In the TikTok video, this elieli0000 shows a post of a woman talking about her boyfriend and his behavior, something something. She sees comments that skew toward supporting the woman.

When her boyfriend views the exact 👏 same 👏 post 👏, the comments he is shown skew toward criticizing and demeaning her (aka siding with the guy she’s talking about).

Now, I don’t care if I sound old here, but did you know the comments are ALSO curated as much as the content?

As someone who remembers life before social media, this is like finding out there’s a 10th circle of hell. You will have to be careful of comments when you’re D-ing YOR.

Key action: like any good researcher, you sometimes have to see if you can replicate a “thing” that other people say is happening. Let’s replicate and see what is going on with the comments on the posts we consume.

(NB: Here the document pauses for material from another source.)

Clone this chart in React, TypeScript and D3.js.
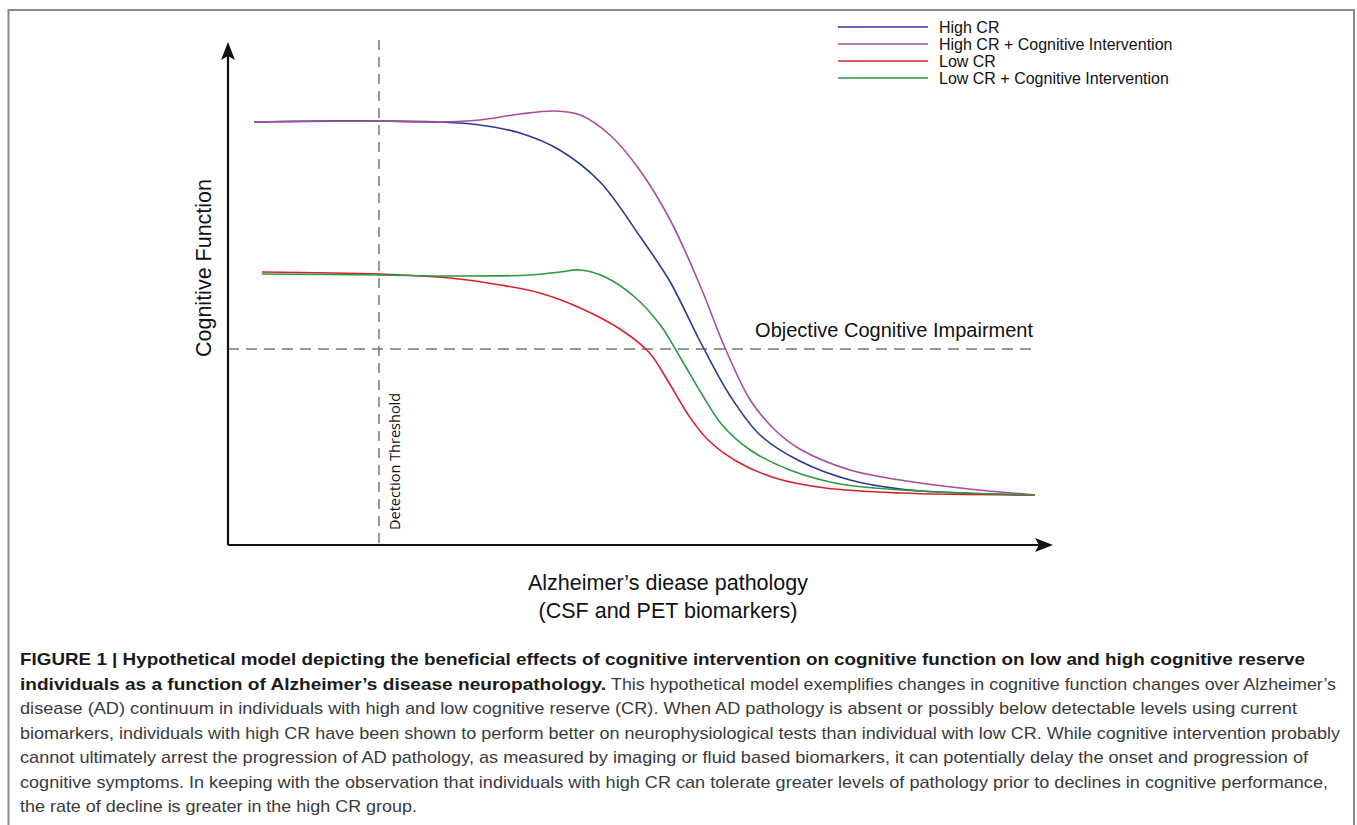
import React from 'react';
import * as d3 from 'd3';

// curves: x = pathology (0-100), y = cognitive function (0-100)
const highCR = [
  [3.15, 84.6], [11.1, 84.8], [18.3, 84.8], [25.7, 84.6], [30.5, 84], [35.4, 82.4], [40.2, 79],
  [45.1, 72.6], [49.9, 61.8], [53.6, 52.6], [57.2, 40.8], [60.8, 30], [64.5, 22], [69.3, 16.8],
  [75.4, 13], [81.5, 11.2], [88.7, 10.4], [97.8, 10],
];
const highCRIntervention = [
  [3.15, 84.6], [18.3, 84.8], [25.7, 84.6], [30.5, 85], [35.4, 86.2], [39.6, 86.8], [42.7, 86],
  [46.3, 82], [49.9, 75], [53.6, 65], [57.2, 52], [60.2, 39.6], [63.3, 29], [66.3, 23],
  [69.3, 19.2], [75.4, 15], [81.5, 13], [88.7, 11.4], [97.8, 10],
];
const lowCR = [
  [4.1, 54.6], [18.3, 54.2], [26.9, 53.4], [33, 52], [37.8, 50.4], [42.7, 47.4], [47.5, 43.2],
  [51, 38.6], [53.4, 32.6], [55.8, 26], [58.2, 21], [61.8, 16.6], [66.3, 13.4], [72.4, 11.4],
  [81.5, 10.4], [97.8, 10],
];
const lowCRIntervention = [
  [4.1, 54.2], [18.3, 54], [26.9, 53.8], [36.6, 54], [40.2, 54.6], [42.7, 55], [45.7, 53.6],
  [49.3, 49.6], [52.4, 44], [55, 37], [57.5, 30], [59.9, 24], [63.3, 19], [68.1, 15],
  [74.2, 12.2], [83.9, 10.8], [97.8, 10],
];

const seriesNames = ['High CR', 'High CR + Cognitive Intervention', 'Low CR', 'Low CR + Cognitive Intervention'];
const seriesColors = ['#2b3990', '#a94ca0', '#d7222b', '#2a9a3e'];
const seriesData = [highCR, highCRIntervention, lowCR, lowCRIntervention];

const detectionThreshold = 18.3;
const impairmentLevel = 39.2;

const captionLines = [
  'FIGURE 1 | Hypothetical model depicting the beneficial effects of cognitive intervention on cognitive function on low and high cognitive reserve',
  'This hypothetical model exemplifies changes in cognitive function changes over Alzheimer\u2019s',
  'disease (AD) continuum in individuals with high and low cognitive reserve (CR). When AD pathology is absent or possibly below detectable levels using current',
  'biomarkers, individuals with high CR have been shown to perform better on neurophysiological tests than individual with low CR. While cognitive intervention probably',
  'cannot ultimately arrest the progression of AD pathology, as measured by imaging or fluid based biomarkers, it can potentially delay the onset and progression of',
  'cognitive symptoms. In keeping with the observation that individuals with high CR can tolerate greater levels of pathology prior to declines in cognitive performance,',
  'the rate of decline is greater in the high CR group.',
];
const captionBoldLead = 'individuals as a function of Alzheimer\u2019s disease neuropathology.';
const captionLineEnds = [1305, 1336, 1297, 1340, 1308, 1328, 417];

const W = 1357;
const H = 825;

export default function App() {
  const x = d3.scaleLinear().domain([0, 100]).range([228, 1053]);
  const y = d3.scaleLinear().domain([0, 100]).range([545, 45]);

  const line = d3.line<number[]>()
    .x(d => x(d[0]))
    .y(d => y(d[1]))
    .curve(d3.curveCatmullRom.alpha(0.5));

  const font = '"Liberation Sans", Arial, Helvetica, sans-serif';
  const x0 = x(0);
  const y0 = y(0);
  const xEnd = x(100);
  const yTop = y(100);
  const capX = 20;
  const capY = 665;
  const capStep = 24.5;
  const boldEnd = 606;

  return (
    <svg width={W} height={H} style={{ position: 'absolute', left: 0, top: 0 }} fontFamily={font}>
      <rect x={0} y={0} width={W} height={H} fill="#fff" />
      <rect x={8.5} y={10} width={1345.5} height={H + 20} fill="none" stroke="#8a8a8a" strokeWidth={2} />

      {/* reference lines */}
      <line x1={x(detectionThreshold)} x2={x(detectionThreshold)} y1={yTop - 5} y2={y0}
        stroke="#777" strokeWidth={1.5} strokeDasharray="10 7" />
      <line x1={x0} x2={x(98)} y1={y(impairmentLevel)} y2={y(impairmentLevel)}
        stroke="#777" strokeWidth={1.5} strokeDasharray="11 7" />

      {/* axes */}
      <line x1={x0} x2={xEnd - 10} y1={y0} y2={y0} stroke="#111" strokeWidth={2.2} />
      <line x1={x0} x2={x0} y1={y0} y2={yTop + 8} stroke="#111" strokeWidth={2.2} />
      <path d={`M${xEnd},${y0} L${xEnd - 18},${y0 - 7} L${xEnd - 14},${y0} L${xEnd - 18},${y0 + 7} Z`} fill="#111" />
      <path d={`M${x0},${yTop - 3} L${x0 - 7},${yTop + 15} L${x0},${yTop + 11} L${x0 + 7},${yTop + 15} Z`} fill="#111" />

      {/* curves */}
      {seriesData.map((d, i) => (
        <path key={seriesNames[i]} d={line(d) || ''} fill="none" stroke={seriesColors[i]} strokeWidth={1.6} />
      ))}

      {/* legend */}
      {seriesNames.map((name, i) => (
        <g key={name} transform={`translate(838, ${27 + i * 17})`}>
          <line x1={0} x2={90} y1={0} y2={0} stroke={seriesColors[i]} strokeWidth={1.6} />
          <text x={101} y={5.5} fontSize={16} fill="#111">{name}</text>
        </g>
      ))}

      {/* annotations */}
      <text x={1033} y={337} textAnchor="end" fontSize={20} fill="#111">Objective Cognitive Impairment</text>
      <text transform={`translate(${x(detectionThreshold) + 21}, 530) rotate(-90)`} fontSize={14.5}
        fontFamily='"Open Sans", sans-serif' fill="#111">Detection Threshold</text>
      <text transform="translate(211, 268) rotate(-90)" textAnchor="middle" fontSize={21.5} fill="#111">Cognitive Function</text>
      <text x={668} y={590} textAnchor="middle" fontSize={21.5} fill="#111">Alzheimer’s diease pathology</text>
      <text x={668} y={618} textAnchor="middle" fontSize={21.5} fill="#111">(CSF and PET biomarkers)</text>

      {/* caption */}
      <g fontSize={17}>
        {captionLines.map((t, i) => {
          if (i === 1) {
            return (
              <g key={i}>
                <text x={capX} y={capY + i * capStep} fontWeight="bold" fill="#1a1a1a"
                  textLength={boldEnd - capX} lengthAdjust="spacingAndGlyphs">{captionBoldLead}</text>
                <text x={boldEnd + 5} y={capY + i * capStep} fill="#3a3a3a"
                  textLength={captionLineEnds[i] - boldEnd - 5} lengthAdjust="spacingAndGlyphs">{t}</text>
              </g>
            );
          }
          return (
            <text key={i} x={capX} y={capY + i * capStep} fontWeight={i === 0 ? 'bold' : 'normal'}
              fill={i === 0 ? '#1a1a1a' : '#3a3a3a'}
              textLength={captionLineEnds[i] - capX} lengthAdjust="spacingAndGlyphs">{t}</text>
          );
        })}
      </g>
    </svg>
  );
}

▶️ How to do it: pick one or two of the YouTube videos or other social media posts you paid attention to while doing your own research on starting a business (per the last post, linked again here).

Get a friend or family member to go look up the same exact post.

Review the comments you’re seeing versus the ones they’re seeing, side by side. (Or they can send you a screenshot.)

💭 Think about it: What do you notice? Are there any differences at all? What kind of “mix” of comments do you get — for example, what mix of gender, ages, topics, tone (in general terms that you can sense from the topic: maybe “supportive,” or “disagreeing,” or “aggressive,” or “peacekeeping”) do you see versus your friend or family member? How similar or different are the mixes?

If you feel like you want a challenge: let’s say you both saw the post and wanted to start a conversation face to face — how do you think it would go if you saw one set of comments about it, and your friend or family member saw another completely different set of comments? What do you notice about your own opinion forming as you consume the comments as part of consuming the post?